En effet, le successeur de Yasser Arafat s’est
engagé à faire cesser les attaques armées contre Israël et, à
plus forte raison, les attentats terroristes contre des cibles
civiles. Ce choix, longtemps défendu par celui qui était à l’époque
le numéro deux de l’OLP, répond à plusieurs considérations.
D’abord, à la certitude que la lutte armée, même dans ses
dimensions légitimes, n’est pas à l’avantage des
Palestiniens et donne, au contraire, à Israël le prétexte de présenter
sa sanglante campagne de pacification comme une guerre d’autodéfense
contre le terrorisme ; ce faisant, Abou Mazen sait qu’il
exprime un sentiment largement partagé par une population épuisée
par près de cinq ans de répression et de destructions, et qui
aspire à un minimum de normalisation.
La décision de mettre fin à l’« Intifada
armée » est aussi le résultat d’une exigence de plus en
plus forte de la communauté internationale ainsi que des États
arabes, qui conditionnent leur aide financière et diplomatique à
« un arrêt du terrorisme ». Sous les auspices de
l’administration étasunienne et du président égyptien Hosni
Moubarak, Abou Mazen et Ariel Sharon sont arrivés le mois dernier
à Charm-el-Cheikh, à un accord sur un arrêt des opérations armées
en échange d’un assouplissement des mesures répressives dans
les territoires palestiniens occupés.
Certes, le gouvernement Sharon n’a pris,
jusqu’à présent, que des mesures symboliques, libérant des
prisonniers en fin de peine, retirant quelques barrages sur les
centaines existant, et donnant quelques centaines de permis de
travail aux dizaines de milliers de Palestiniens expulsés du
marché israélien au cours des quatre dernières années.
Surtout, la construction des colonies à travers toute la
Cisjordanie (et le plateau du Golan qu’on a trop tendance à
oublier) se poursuit sans interruption.
Pourtant, même si la trêve est unilatérale,
elle a permis une relégitimation de l’Autorité palestinienne
et réduit, dans une certaine mesure, les marges de manœuvre d’Ariel
Sharon et de son armée, permettant ainsi aux Palestiniens de
reprendre l’initiative au niveau de la reconstruction de leurs
infrastructures et de leurs perspectives à moyen terme.

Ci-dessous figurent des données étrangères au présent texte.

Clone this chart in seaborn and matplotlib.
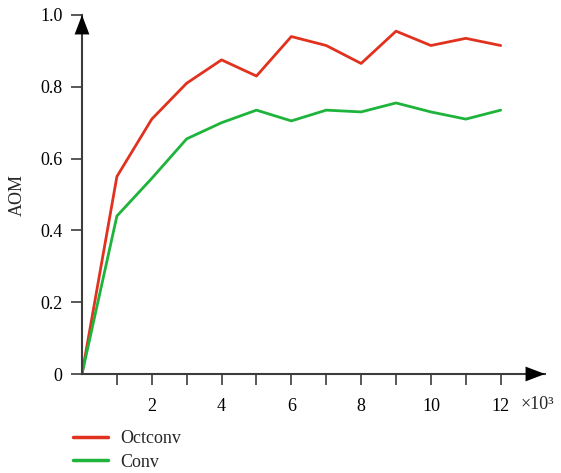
import matplotlib

matplotlib.use("Agg")
import matplotlib.pyplot as plt
import pandas as pd
import seaborn as sns

steps = [0, 1, 2, 3, 4, 5, 6, 7, 8, 9, 10, 11, 12]
octconv = [0.0, 0.55, 0.71, 0.81, 0.875, 0.83, 0.94, 0.915, 0.865, 0.955, 0.915, 0.935, 0.915]
conv = [0.0, 0.44, 0.545, 0.655, 0.70, 0.735, 0.705, 0.735, 0.73, 0.755, 0.73, 0.71, 0.735]
series_names = ["Octconv", "Conv"]
colors = ["#e0321e", "#1eb43c"]
x_tick_labels = ["", "2", "", "4", "", "6", "", "8", "", "10", "", "12"]
y_ticks = [0, 0.2, 0.4, 0.6, 0.8, 1.0]
y_tick_labels = ["0", "0.2", "0.4", "0.6", "0.8", "1.0"]

df = pd.DataFrame(
    {
        "step": steps * 2,
        "aom": octconv + conv,
        "model": [series_names[0]] * len(steps) + [series_names[1]] * len(steps),
    }
)

sns.set_theme(style="white")
plt.rcParams["font.family"] = ["Liberation Serif", "DejaVu Serif"]
axis_color = "#3c3c3c"

fig = plt.figure(figsize=(5.61, 4.73), dpi=100)
ax = fig.add_axes([82 / 561, 99 / 473, (545 - 82) / 561, (374 - 15) / 473])

sns.lineplot(
    data=df,
    x="step",
    y="aom",
    hue="model",
    palette=colors,
    linewidth=2,
    ax=ax,
    legend=False,
)

ax.set_xlim(0, 13.27)
ax.set_ylim(0, 1.0)
ax.set_xticks(range(1, 13))
ax.set_xticklabels(x_tick_labels)
ax.set_yticks(y_ticks)
ax.set_yticklabels(y_tick_labels)
ax.set_xlabel("")
ax.set_ylabel("AOM", fontsize=13, labelpad=10)

for side in ["top", "right"]:
    ax.spines[side].set_visible(False)
for side in ["left", "bottom"]:
    ax.spines[side].set_color(axis_color)
    ax.spines[side].set_linewidth(1.5)

ax.tick_params(
    axis="both",
    direction="out",
    length=8,
    width=1.2,
    color=axis_color,
    labelsize=13,
    labelcolor="black",
    bottom=True,
    left=True,
)
ax.tick_params(axis="x", pad=9)
ax.tick_params(axis="y", pad=6)

arrow = dict(arrowstyle="-|>,head_length=1.0,head_width=0.38", color="black",
             lw=0, shrinkA=0, shrinkB=0, mutation_scale=14)
ax.annotate("", xy=(1, 0), xytext=(0.95, 0), xycoords="axes fraction",
            arrowprops=arrow, annotation_clip=False)
ax.annotate("", xy=(0, 1), xytext=(0, 0.95), xycoords="axes fraction",
            arrowprops=arrow, annotation_clip=False)

fig.text(521 / 561, 1 - 404 / 473, "×10³", fontsize=13, va="center", ha="left")

handles = [plt.Line2D([], [], color=c, lw=2.5) for c in colors]
fig.legend(
    handles,
    series_names,
    loc="upper left",
    bbox_to_anchor=(66 / 561, 1 - 423 / 473),
    frameon=False,
    fontsize=13,
    handlelength=1.9,
    handletextpad=0.7,
    labelspacing=0.35,
    borderaxespad=0,
)

fig.savefig("out.png", dpi=100)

L’attentat de Tel Aviv risque de donner aux Israéliens
le prétexte pour revenir à l’unilatéralisme ou, pire, de
pousser Abou Mazen à prendre les mesures répressives qu’Ariel
Sharon exige de lui depuis longtemps, mais qu’il s’était bien
gardé de prendre, sachant qu’elles allaient nécessairement délégitimiser
son pouvoir et déstabiliser la société palestinienne en quête
de normalisation.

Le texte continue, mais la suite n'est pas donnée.